A lightweight, SQLite-compatible version of the JMdict Japanese-English dictionary.
Automatic daily releases @ 5AM UTC.
⬇️ Download latest: jmdict.sqlite
This project transforms the JMdict XML dataset into a normalized, developer-friendly SQLite format for use in apps, browser extensions, or any application needing a fast, local Japanese-English dictionary.
- Designed for easy integration into apps and tools
- Compact schema with JSON-encoded kanji, kana, and sense data
- Ideal for full-text search, filtering, and offline usage
PK — Primary Key: uniquely identifies a row in the table.
FK — Foreign Key: links a row to another table’s primary key.
? — Possibly Undefined: the field may be NULL or omitted.
JSON-encoded — The column stores JSON data (arrays or objects).
AUTOINC — Auto-increment: the database automatically assigns a unique number.
entries.ent_seq → senses.ent_seq — One-to-Many relationship:
Each entry can have multiple senses, but each sense belongs to exactly one entry.
┌────────────────────────────────────┐ ┌───────────────────────────────────────────────────┐
│ entries │◄───────────│ senses │
├────────────────────────────────────┤ ├───────────────────────────────────────────────────┤
│ ent_seq INTEGER PK │◄────┐ │ id INTEGER PK AUTOINC │
│ kanji? TEXT │ └────► │ ent_seq INTEGER FK → entries.ent_seq │
│ – JSON-encoded │ | lang? TEXT |
│ kana TEXT │ | note? TEXT |
│ – JSON-encoded │ │ glosses TEXT (JSON-encoded) │
└────────────────────────────────────┘ │ pos TEXT (JSON-encoded) │
| verb_data? TEXT (JSON-encoded) |
| field? TEXT (JSON-encoded) |
| tags? TEXT (JSON-encoded) |
| refs? TEXT (JSON-encoded) |
└───────────────────────────────────────────────────┘
export interface Entry {
ent_seq: number; // PK
kanji?: string; // JSON.stringify(Written[])
kana: string; // JSON.stringify(Written[])
}
export interface Sense {
id: number; // PK
ent_seq: number; // FK
lang?: string;
note?: string;
glosses: string; // JSON.stringify(string[])
pos: string; // JSON.stringify(string[])
verb_data?: string; // JSON.stringify(VerbData)
fields?: string; // JSON.stringify(string[])
tags?: string; // JSON.stringify(string[])

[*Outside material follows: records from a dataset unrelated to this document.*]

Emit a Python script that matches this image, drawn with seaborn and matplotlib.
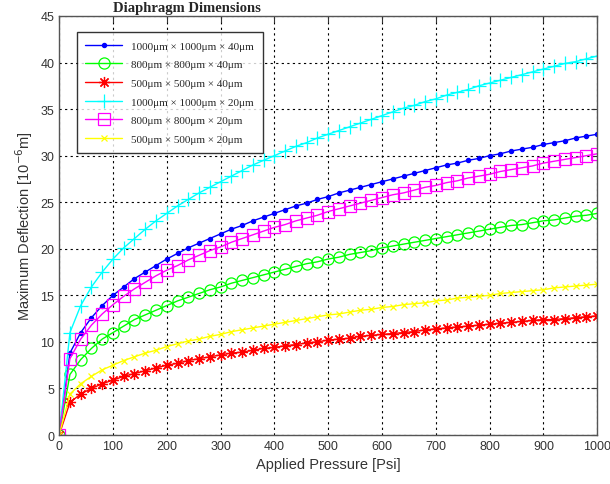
import numpy as np
import pandas as pd
import matplotlib
matplotlib.use('Agg')
import matplotlib.pyplot as plt
import seaborn as sns

# Applied pressure grid (psi)
pressure = list(range(0, 1001, 20))

# Maximum deflection [1e-6 m]
defl_1000_40 = [0, 8.8, 11.0, 12.6, 13.9, 15.0, 15.9, 16.8, 17.5, 18.2, 18.9,
                19.5, 20.1, 20.6, 21.1, 21.6, 22.1, 22.5, 23.0, 23.4, 23.8,
                24.2, 24.6, 24.9, 25.3, 25.6, 26.0, 26.3, 26.6, 26.9, 27.2,
                27.5, 27.8, 28.1, 28.4, 28.7, 29.0, 29.2, 29.5, 29.7, 30.0,
                30.2, 30.5, 30.7, 30.9, 31.2, 31.4, 31.6, 31.9, 32.1, 32.3]
defl_800_40 = [0, 6.5, 8.1, 9.3, 10.3, 11.0, 11.7, 12.4, 12.9, 13.4, 13.9,
               14.4, 14.8, 15.2, 15.6, 15.9, 16.3, 16.6, 16.9, 17.2, 17.5,
               17.8, 18.1, 18.4, 18.6, 18.9, 19.1, 19.4, 19.6, 19.8, 20.1,
               20.3, 20.5, 20.7, 20.9, 21.1, 21.3, 21.5, 21.7, 21.9, 22.1,
               22.3, 22.5, 22.6, 22.8, 23.0, 23.1, 23.3, 23.5, 23.6, 23.8]
defl_500_40 = [0, 3.5, 4.4, 5.0, 5.5, 5.9, 6.3, 6.6, 6.9, 7.2, 7.5,
               7.7, 8.0, 8.2, 8.4, 8.6, 8.8, 8.9, 9.1, 9.3, 9.4,
               9.6, 9.7, 9.9, 10.0, 10.2, 10.3, 10.4, 10.6, 10.7, 10.8,
               10.9, 11.0, 11.1, 11.3, 11.4, 11.5, 11.6, 11.7, 11.8, 11.9,
               12.0, 12.1, 12.2, 12.3, 12.4, 12.4, 12.5, 12.6, 12.7, 12.8]
defl_1000_20 = [0, 11.0, 13.9, 15.9, 17.5, 18.9, 20.1, 21.1, 22.1, 23.0, 23.8,
                24.6, 25.3, 26.0, 26.6, 27.2, 27.8, 28.4, 29.0, 29.5, 30.0,
                30.5, 31.0, 31.4, 31.9, 32.3, 32.7, 33.1, 33.5, 33.9, 34.3,
                34.7, 35.1, 35.4, 35.8, 36.1, 36.5, 36.8, 37.1, 37.5, 37.8,
                38.1, 38.4, 38.7, 39.0, 39.3, 39.6, 39.9, 40.1, 40.4, 40.7]
defl_800_20 = [0, 8.2, 10.3, 11.8, 13.0, 14.0, 14.9, 15.7, 16.4, 17.1, 17.7,
               18.2, 18.8, 19.3, 19.8, 20.2, 20.7, 21.1, 21.5, 21.9, 22.3,
               22.6, 23.0, 23.3, 23.6, 24.0, 24.3, 24.6, 24.9, 25.2, 25.5,
               25.8, 26.0, 26.3, 26.6, 26.8, 27.1, 27.3, 27.6, 27.8, 28.0,
               28.3, 28.5, 28.7, 28.9, 29.2, 29.4, 29.6, 29.8, 30.0, 30.2]
defl_500_20 = [0, 4.4, 5.5, 6.3, 7.0, 7.5, 8.0, 8.4, 8.8, 9.1, 9.5,
               9.8, 10.1, 10.3, 10.6, 10.8, 11.1, 11.3, 11.5, 11.7, 11.9,
               12.1, 12.3, 12.5, 12.7, 12.9, 13.0, 13.2, 13.4, 13.5, 13.7,
               13.8, 14.0, 14.1, 14.2, 14.4, 14.5, 14.7, 14.8, 14.9, 15.0,
               15.2, 15.3, 15.4, 15.5, 15.6, 15.8, 15.9, 16.0, 16.1, 16.2]

labels = ['1000\u03bcm \u00d7 1000\u03bcm \u00d7 40\u03bcm',
          '800\u03bcm \u00d7 800\u03bcm \u00d7 40\u03bcm',
          '500\u03bcm \u00d7 500\u03bcm \u00d7 40\u03bcm',
          '1000\u03bcm \u00d7 1000\u03bcm \u00d7 20\u03bcm',
          '800\u03bcm \u00d7 800\u03bcm \u00d7 20\u03bcm',
          '500\u03bcm \u00d7 500\u03bcm \u00d7 20\u03bcm']
series = [defl_1000_40, defl_800_40, defl_500_40, defl_1000_20, defl_800_20, defl_500_20]

# line styles: colour, marker, marker size, filled
styles = [('#0000ff', '.', 6, True),
          ('#00ff00', 'o', 8, False),
          ('#ff0000', (8, 2, 0), 8, False),
          ('#00ffff', '+', 10, False),
          ('#ff00ff', 's', 9, False),
          ('#ffff00', 'x', 5, False)]

sns.set_style('white')
plt.rcParams['font.family'] = ['Liberation Sans', 'DejaVu Sans']
plt.rcParams['xtick.direction'] = 'in'
plt.rcParams['ytick.direction'] = 'in'

fig = plt.figure(figsize=(6.1, 4.85), dpi=100)
ax = fig.add_axes([0.097, 0.101, 0.882, 0.864])

for vals, lab, (col, mk, ms, filled) in zip(series, labels, styles):
    sns.lineplot(x=pressure, y=vals, ax=ax, color=col, marker=mk, markersize=ms,
                 markerfacecolor=col if filled else 'none', markeredgecolor=col,
                 markeredgewidth=0.9, linewidth=1, label=lab)

ax.set_xlim(0, 1000)
ax.set_ylim(0, 45)
ax.set_xticks(range(0, 1001, 100))
ax.set_yticks(range(0, 46, 5))
ax.grid(True, color='black', linestyle=(0, (2, 3)), linewidth=0.8)
for s in ax.spines.values():
    s.set_color('#555555')
    s.set_linewidth(1)
ax.tick_params(labelsize=9, colors='#333333', length=4, top=True, right=True)
ax.set_xlabel('Applied Pressure [Psi]', fontsize=10.5, color='#333333')
ax.set_ylabel('Maximum Deflection [10$^{-6}$m]', fontsize=10.5, color='#333333')

leg = ax.legend(loc='upper left', bbox_to_anchor=(0.022, 0.975), frameon=True, fancybox=False,
                prop={'family': 'Liberation Serif', 'size': 8}, handlelength=3.3,
                labelspacing=0.8, borderpad=0.8)
leg.get_frame().set_edgecolor('black')
leg.get_frame().set_linewidth(1)

fig.text(0.307, 0.983, 'Diaphragm Dimensions', ha='center', va='center',
         fontsize=10.5, fontweight='bold', family='Liberation Serif')

fig.savefig('out.png', dpi=100)
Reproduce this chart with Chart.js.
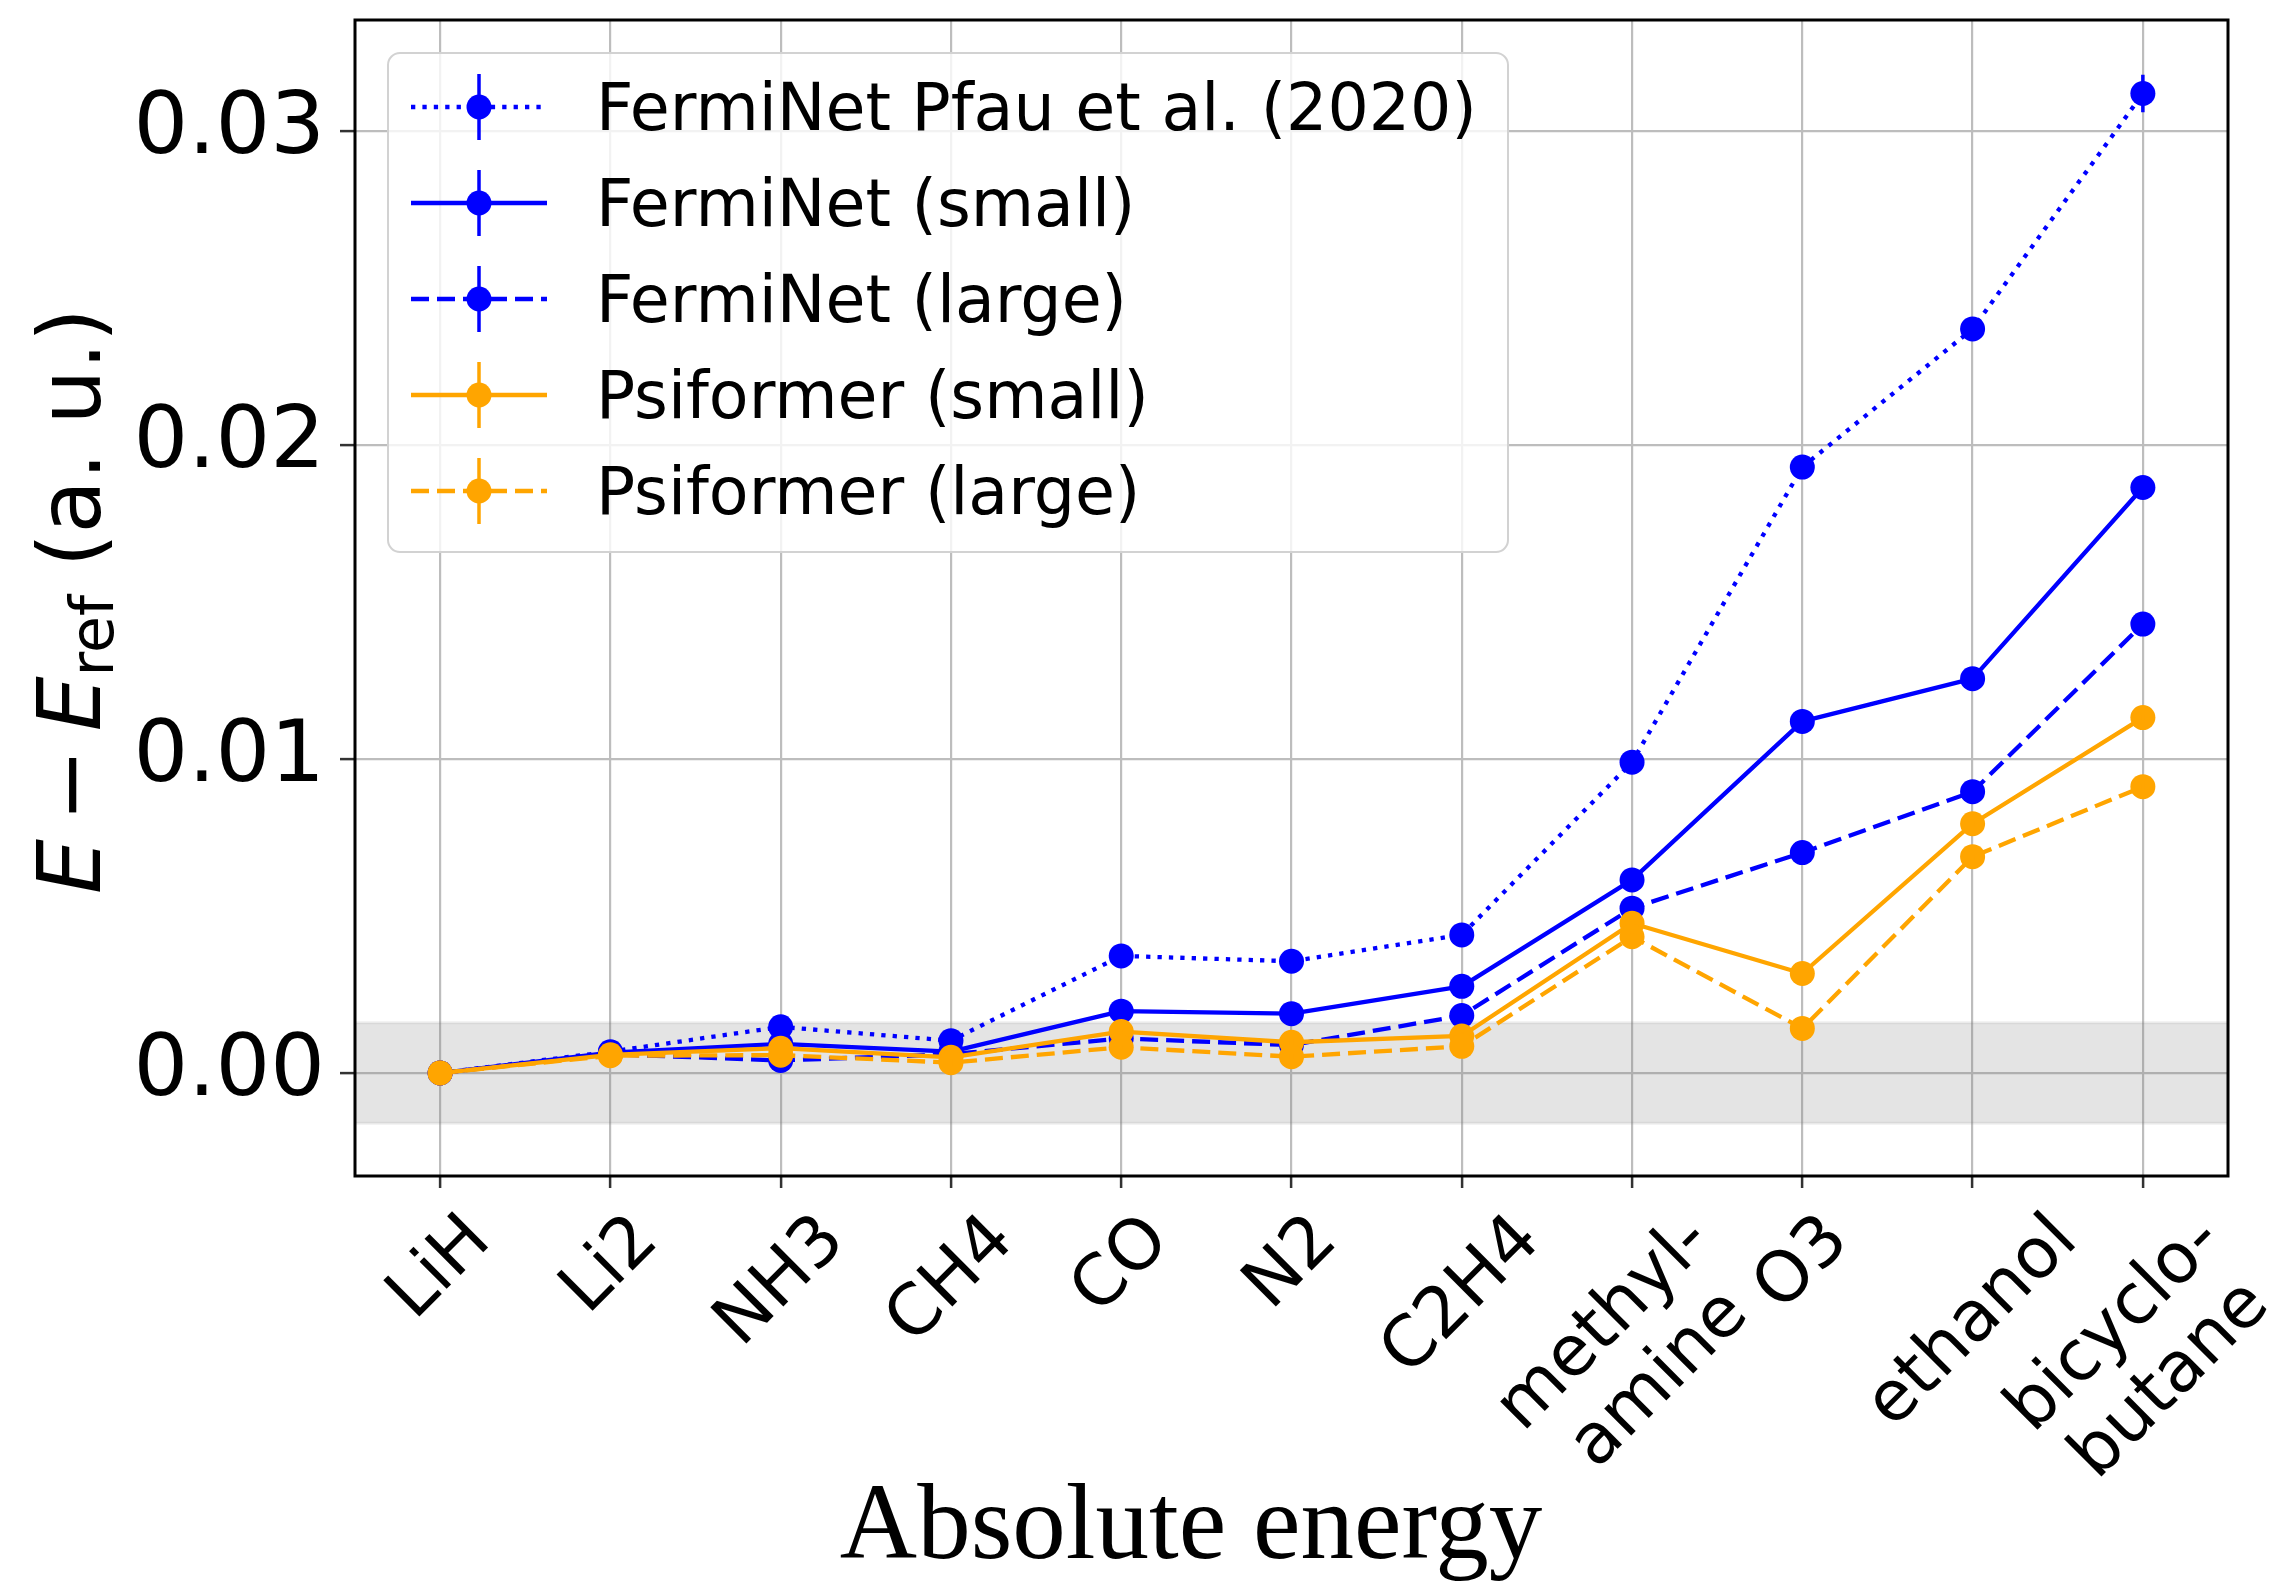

refs?: string; // JSON.stringify(Ref[])
}
export interface Written {
written: string;
tags?: [];
restr?: [];
}
export interface Ref {
type: "see" | "ant";
ent_seq: number;
sense_id: number;
written: string;
}
export interface VerbData {
verb_group: string;
transitive?: boolean;
auxiliary?: boolean;
}This SQL query retrieves all entries that contain at least one of the specified tags (ichi1 or nf01) in any of their associated kanji objects.
It works by iterating through the kanji array of each entry using json_each, and then checking whether the tags array within each kanji object contains any of the target tags.
To perform an inclusive (AND) search, where all specified tags must be present, change >= 1 to = 2 (or however many tags you're searching for).
SELECT *
FROM entries
WHERE EXISTS (
SELECT 1
FROM json_each(entries.kanji) AS kanji_obj
WHERE (
SELECT COUNT(DISTINCT tag.value)
FROM json_each(json_extract(kanji_obj.value, '$.tags')) AS tag
WHERE tag.value IN ('ichi1', 'nf01')
) >= 1
);I welcome anyone with interest to contribute! Please read the Contributing Guide for details on how to get started.
This project contains components originally created by the Electronic Dictionary Research and Development Group (EDRDG). These components are derived from data licensed under the GNU General Public License Version 2 (GPLv2).
You are free to use, modify, and distribute this software under the terms of the GPLv2. A copy of the full license is included in the LICENSE file.